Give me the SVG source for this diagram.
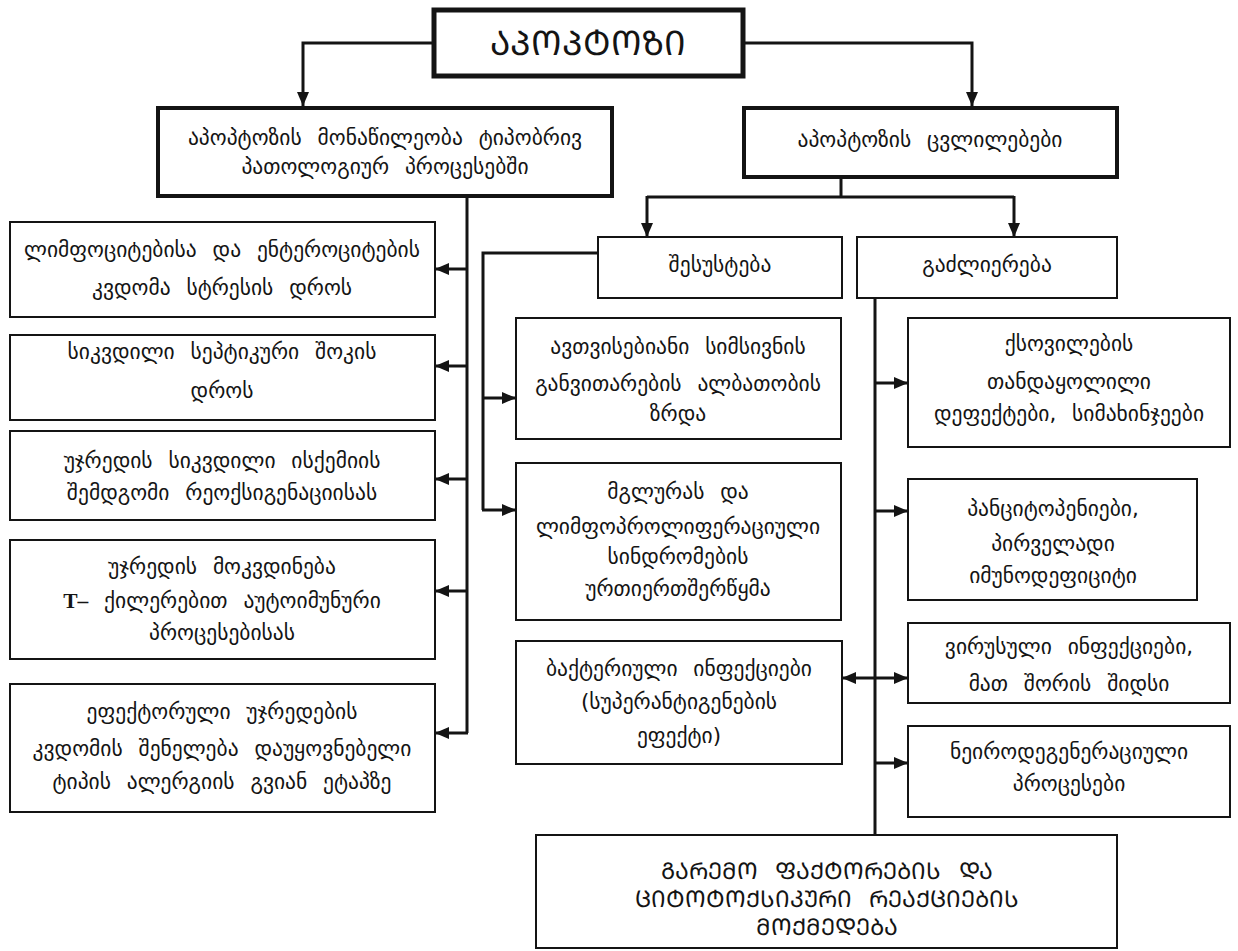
<svg xmlns="http://www.w3.org/2000/svg" width="1238" height="951" viewBox="0 0 1238 951">
<style>
.box{fill:#fff;stroke:#141414;stroke-width:2}
.b4{stroke-width:4}
.b5{stroke-width:5}
.t{font-family:"DejaVu Sans",sans-serif;font-size:21.5px;text-anchor:middle;fill:#141414;word-spacing:9px}
.tt{font-size:34px;word-spacing:0}
.tb{font-size:23px;word-spacing:10px}
.tm{font-family:"Liberation Serif",serif;font-weight:bold}
.c{stroke:#141414;stroke-width:3;fill:none}
</style>
<defs>
<marker id="ah" viewBox="0 0 14 12" refX="14" refY="6" markerWidth="14" markerHeight="12" markerUnits="userSpaceOnUse" orient="auto-start-reverse">
<path d="M0,0 L14,6 L0,12 z" fill="#141414"/>
</marker>
</defs>
<rect width="1238" height="951" fill="#fff"/>
<g id="connectors">
<path class="c" d="M432,43 H303 V106" marker-end="url(#ah)"/>
<path class="c" d="M745,43 H972 V106" marker-end="url(#ah)"/>
<path class="c" d="M467,197 V733"/>
<path class="c" d="M467,269 H435" marker-end="url(#ah)"/>
<path class="c" d="M467,366 H435" marker-end="url(#ah)"/>
<path class="c" d="M467,479 H435" marker-end="url(#ah)"/>
<path class="c" d="M467,591 H435" marker-end="url(#ah)"/>
<path class="c" d="M468,733 H435" marker-end="url(#ah)"/>
<path class="c" d="M841,177 V197"/>
<path class="c" d="M647,197 H1014"/>
<path class="c" d="M647,196 V237" marker-end="url(#ah)"/>
<path class="c" d="M1014,196 V237" marker-end="url(#ah)"/>
<path class="c" d="M598,253 H483 V510"/>
<path class="c" d="M483,398 H516" marker-end="url(#ah)"/>
<path class="c" d="M482,510 H516" marker-end="url(#ah)"/>
<path class="c" d="M875,298 V835"/>
<path class="c" d="M875,383 H908" marker-end="url(#ah)"/>
<path class="c" d="M875,511 H908" marker-end="url(#ah)"/>
<path class="c" d="M842,678 H908" marker-start="url(#ah)" marker-end="url(#ah)"/>
<path class="c" d="M875,763 H908" marker-end="url(#ah)"/>
</g>
<g id="n-title">
<rect class="box b5" x="434" y="10" width="309" height="66"/>
<text class="t tt" x="588" y="55">ᲐᲞᲝᲞᲢᲝᲖᲘ</text>
</g>
<g id="n-participation">
<rect class="box b4" x="158" y="108" width="454" height="88"/>
<text class="t" x="385" y="145">აპოპტოზის მონაწილეობა ტიპობრივ</text>
<text class="t" x="385" y="174">პათოლოგიურ პროცესებში</text>
</g>
<g id="n-changes">
<rect class="box b4" x="744" y="108" width="373" height="69"/>
<text class="t" x="930" y="147">აპოპტოზის ცვლილებები</text>
</g>
<g id="n-l1">
<rect class="box" x="10" y="222" width="425" height="95"/>
<text class="t" x="222" y="257">ლიმფოციტებისა და ენტეროციტების</text>
<text class="t" x="222" y="295">კვდომა სტრესის დროს</text>
</g>
<g id="n-l2">
<rect class="box" x="10" y="335" width="425" height="85"/>
<text class="t" x="222" y="359">სიკვდილი სეპტიკური შოკის</text>
<text class="t" x="222" y="398">დროს</text>
</g>
<g id="n-l3">
<rect class="box" x="10" y="431" width="425" height="89"/>
<text class="t" x="222" y="468">უჯრედის სიკვდილი ისქემიის</text>
<text class="t" x="222" y="500">შემდგომი რეოქსიგენაციისას</text>
</g>
<g id="n-l4">
<rect class="box" x="10" y="540" width="425" height="119"/>
<text class="t" x="222" y="574">უჯრედის მოკვდინება</text>
<text class="t" x="222" y="608"><tspan class="tm">T–</tspan> ქილერებით აუტოიმუნური</text>
<text class="t" x="222" y="640">პროცესებისას</text>
</g>
<g id="n-l5">
<rect class="box" x="10" y="684" width="425" height="128"/>
<text class="t" x="222" y="719">ეფექტორული უჯრედების</text>
<text class="t" x="222" y="756">კვდომის შენელება დაუყოვნებელი</text>
<text class="t" x="222" y="789">ტიპის ალერგიის გვიან ეტაპზე</text>
</g>
<g id="n-weak">
<rect class="box" x="598" y="237" width="244" height="61"/>
<text class="t" x="720" y="272">შესუსტება</text>
</g>
<g id="n-strong">
<rect class="box" x="857" y="237" width="260" height="61"/>
<text class="t" x="987" y="272">გაძლიერება</text>
</g>
<g id="n-m1">
<rect class="box" x="516" y="318" width="325" height="121"/>
<text class="t" x="678" y="354">ავთვისებიანი სიმსივნის</text>
<text class="t" x="678" y="391">განვითარების ალბათობის</text>
<text class="t" x="678" y="421">ზრდა</text>
</g>
<g id="n-m2">
<rect class="box" x="516" y="463" width="325" height="157"/>
<text class="t" x="678" y="499">მგლურას და</text>
<text class="t" x="678" y="534">ლიმფოპროლიფერაციული</text>
<text class="t" x="678" y="564">სინდრომების</text>
<text class="t" x="678" y="596">ურთიერთშერწყმა</text>
</g>
<g id="n-m3">
<rect class="box" x="516" y="641" width="326" height="123"/>
<text class="t" x="679" y="676">ბაქტერიული ინფექციები</text>
<text class="t" x="679" y="709">(სუპერანტიგენების</text>
<text class="t" x="679" y="743">ეფექტი)</text>
</g>
<g id="n-r1">
<rect class="box" x="908" y="318" width="322" height="129"/>
<text class="t" x="1069" y="351">ქსოვილების</text>
<text class="t" x="1069" y="389">თანდაყოლილი</text>
<text class="t" x="1069" y="421">დეფექტები, სიმახინჯეები</text>
</g>
<g id="n-r2">
<rect class="box" x="908" y="479" width="289" height="121"/>
<text class="t" x="1053" y="516">პანციტოპენიები,</text>
<text class="t" x="1053" y="551">პირველადი</text>
<text class="t" x="1053" y="583">იმუნოდეფიციტი</text>
</g>
<g id="n-r3">
<rect class="box" x="908" y="623" width="322" height="80"/>
<text class="t" x="1069" y="654">ვირუსული ინფექციები,</text>
<text class="t" x="1069" y="691">მათ შორის შიდსი</text>
</g>
<g id="n-r4">
<rect class="box" x="908" y="726" width="322" height="91"/>
<text class="t" x="1069" y="759">ნეიროდეგენერაციული</text>
<text class="t" x="1069" y="791">პროცესები</text>
</g>
<g id="n-bottom">
<rect class="box" x="536" y="835" width="581" height="113"/>
<text class="t tb" x="827" y="879">ᲒᲐᲠᲔᲛᲝ ᲤᲐᲥᲢᲝᲠᲔᲑᲘᲡ ᲓᲐ</text>
<text class="t tb" x="827" y="907">ᲪᲘᲢᲝᲢᲝᲥᲡᲘᲙᲣᲠᲘ ᲠᲔᲐᲥᲪᲘᲔᲑᲘᲡ</text>
<text class="t tb" x="827" y="935">ᲛᲝᲥᲛᲔᲓᲔᲑᲐ</text>
</g>
</svg>
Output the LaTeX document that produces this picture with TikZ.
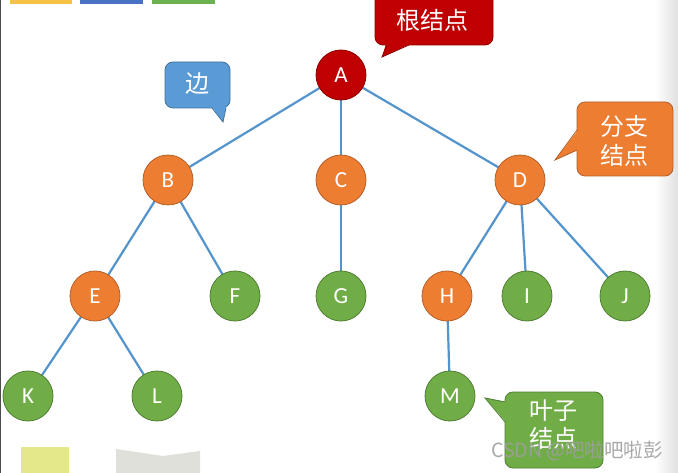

> REQUIRED TASK
In the copy, include no pictures; restate the listing above exactly.

> THE OUTPUT
Give me the SVG source for this diagram.
<svg xmlns="http://www.w3.org/2000/svg" width="1238" height="951" viewBox="0 0 1238 951">
<style>
.box{fill:#fff;stroke:#141414;stroke-width:2}
.b4{stroke-width:4}
.b5{stroke-width:5}
.t{font-family:"DejaVu Sans",sans-serif;font-size:21.5px;text-anchor:middle;fill:#141414;word-spacing:9px}
.tt{font-size:34px;word-spacing:0}
.tb{font-size:23px;word-spacing:10px}
.tm{font-family:"Liberation Serif",serif;font-weight:bold}
.c{stroke:#141414;stroke-width:3;fill:none}
</style>
<defs>
<marker id="ah" viewBox="0 0 14 12" refX="14" refY="6" markerWidth="14" markerHeight="12" markerUnits="userSpaceOnUse" orient="auto-start-reverse">
<path d="M0,0 L14,6 L0,12 z" fill="#141414"/>
</marker>
</defs>
<rect width="1238" height="951" fill="#fff"/>
<g id="connectors">
<path class="c" d="M432,43 H303 V106" marker-end="url(#ah)"/>
<path class="c" d="M745,43 H972 V106" marker-end="url(#ah)"/>
<path class="c" d="M467,197 V733"/>
<path class="c" d="M467,269 H435" marker-end="url(#ah)"/>
<path class="c" d="M467,366 H435" marker-end="url(#ah)"/>
<path class="c" d="M467,479 H435" marker-end="url(#ah)"/>
<path class="c" d="M467,591 H435" marker-end="url(#ah)"/>
<path class="c" d="M468,733 H435" marker-end="url(#ah)"/>
<path class="c" d="M841,177 V197"/>
<path class="c" d="M647,197 H1014"/>
<path class="c" d="M647,196 V237" marker-end="url(#ah)"/>
<path class="c" d="M1014,196 V237" marker-end="url(#ah)"/>
<path class="c" d="M598,253 H483 V510"/>
<path class="c" d="M483,398 H516" marker-end="url(#ah)"/>
<path class="c" d="M482,510 H516" marker-end="url(#ah)"/>
<path class="c" d="M875,298 V835"/>
<path class="c" d="M875,383 H908" marker-end="url(#ah)"/>
<path class="c" d="M875,511 H908" marker-end="url(#ah)"/>
<path class="c" d="M842,678 H908" marker-start="url(#ah)" marker-end="url(#ah)"/>
<path class="c" d="M875,763 H908" marker-end="url(#ah)"/>
</g>
<g id="n-title">
<rect class="box b5" x="434" y="10" width="309" height="66"/>
<text class="t tt" x="588" y="55">ᲐᲞᲝᲞᲢᲝᲖᲘ</text>
</g>
<g id="n-participation">
<rect class="box b4" x="158" y="108" width="454" height="88"/>
<text class="t" x="385" y="145">აპოპტოზის მონაწილეობა ტიპობრივ</text>
<text class="t" x="385" y="174">პათოლოგიურ პროცესებში</text>
</g>
<g id="n-changes">
<rect class="box b4" x="744" y="108" width="373" height="69"/>
<text class="t" x="930" y="147">აპოპტოზის ცვლილებები</text>
</g>
<g id="n-l1">
<rect class="box" x="10" y="222" width="425" height="95"/>
<text class="t" x="222" y="257">ლიმფოციტებისა და ენტეროციტების</text>
<text class="t" x="222" y="295">კვდომა სტრესის დროს</text>
</g>
<g id="n-l2">
<rect class="box" x="10" y="335" width="425" height="85"/>
<text class="t" x="222" y="359">სიკვდილი სეპტიკური შოკის</text>
<text class="t" x="222" y="398">დროს</text>
</g>
<g id="n-l3">
<rect class="box" x="10" y="431" width="425" height="89"/>
<text class="t" x="222" y="468">უჯრედის სიკვდილი ისქემიის</text>
<text class="t" x="222" y="500">შემდგომი რეოქსიგენაციისას</text>
</g>
<g id="n-l4">
<rect class="box" x="10" y="540" width="425" height="119"/>
<text class="t" x="222" y="574">უჯრედის მოკვდინება</text>
<text class="t" x="222" y="608"><tspan class="tm">T–</tspan> ქილერებით აუტოიმუნური</text>
<text class="t" x="222" y="640">პროცესებისას</text>
</g>
<g id="n-l5">
<rect class="box" x="10" y="684" width="425" height="128"/>
<text class="t" x="222" y="719">ეფექტორული უჯრედების</text>
<text class="t" x="222" y="756">კვდომის შენელება დაუყოვნებელი</text>
<text class="t" x="222" y="789">ტიპის ალერგიის გვიან ეტაპზე</text>
</g>
<g id="n-weak">
<rect class="box" x="598" y="237" width="244" height="61"/>
<text class="t" x="720" y="272">შესუსტება</text>
</g>
<g id="n-strong">
<rect class="box" x="857" y="237" width="260" height="61"/>
<text class="t" x="987" y="272">გაძლიერება</text>
</g>
<g id="n-m1">
<rect class="box" x="516" y="318" width="325" height="121"/>
<text class="t" x="678" y="354">ავთვისებიანი სიმსივნის</text>
<text class="t" x="678" y="391">განვითარების ალბათობის</text>
<text class="t" x="678" y="421">ზრდა</text>
</g>
<g id="n-m2">
<rect class="box" x="516" y="463" width="325" height="157"/>
<text class="t" x="678" y="499">მგლურას და</text>
<text class="t" x="678" y="534">ლიმფოპროლიფერაციული</text>
<text class="t" x="678" y="564">სინდრომების</text>
<text class="t" x="678" y="596">ურთიერთშერწყმა</text>
</g>
<g id="n-m3">
<rect class="box" x="516" y="641" width="326" height="123"/>
<text class="t" x="679" y="676">ბაქტერიული ინფექციები</text>
<text class="t" x="679" y="709">(სუპერანტიგენების</text>
<text class="t" x="679" y="743">ეფექტი)</text>
</g>
<g id="n-r1">
<rect class="box" x="908" y="318" width="322" height="129"/>
<text class="t" x="1069" y="351">ქსოვილების</text>
<text class="t" x="1069" y="389">თანდაყოლილი</text>
<text class="t" x="1069" y="421">დეფექტები, სიმახინჯეები</text>
</g>
<g id="n-r2">
<rect class="box" x="908" y="479" width="289" height="121"/>
<text class="t" x="1053" y="516">პანციტოპენიები,</text>
<text class="t" x="1053" y="551">პირველადი</text>
<text class="t" x="1053" y="583">იმუნოდეფიციტი</text>
</g>
<g id="n-r3">
<rect class="box" x="908" y="623" width="322" height="80"/>
<text class="t" x="1069" y="654">ვირუსული ინფექციები,</text>
<text class="t" x="1069" y="691">მათ შორის შიდსი</text>
</g>
<g id="n-r4">
<rect class="box" x="908" y="726" width="322" height="91"/>
<text class="t" x="1069" y="759">ნეიროდეგენერაციული</text>
<text class="t" x="1069" y="791">პროცესები</text>
</g>
<g id="n-bottom">
<rect class="box" x="536" y="835" width="581" height="113"/>
<text class="t tb" x="827" y="879">ᲒᲐᲠᲔᲛᲝ ᲤᲐᲥᲢᲝᲠᲔᲑᲘᲡ ᲓᲐ</text>
<text class="t tb" x="827" y="907">ᲪᲘᲢᲝᲢᲝᲥᲡᲘᲙᲣᲠᲘ ᲠᲔᲐᲥᲪᲘᲔᲑᲘᲡ</text>
<text class="t tb" x="827" y="935">ᲛᲝᲥᲛᲔᲓᲔᲑᲐ</text>
</g>
</svg>
Output the LaTeX document that produces this picture with TikZ.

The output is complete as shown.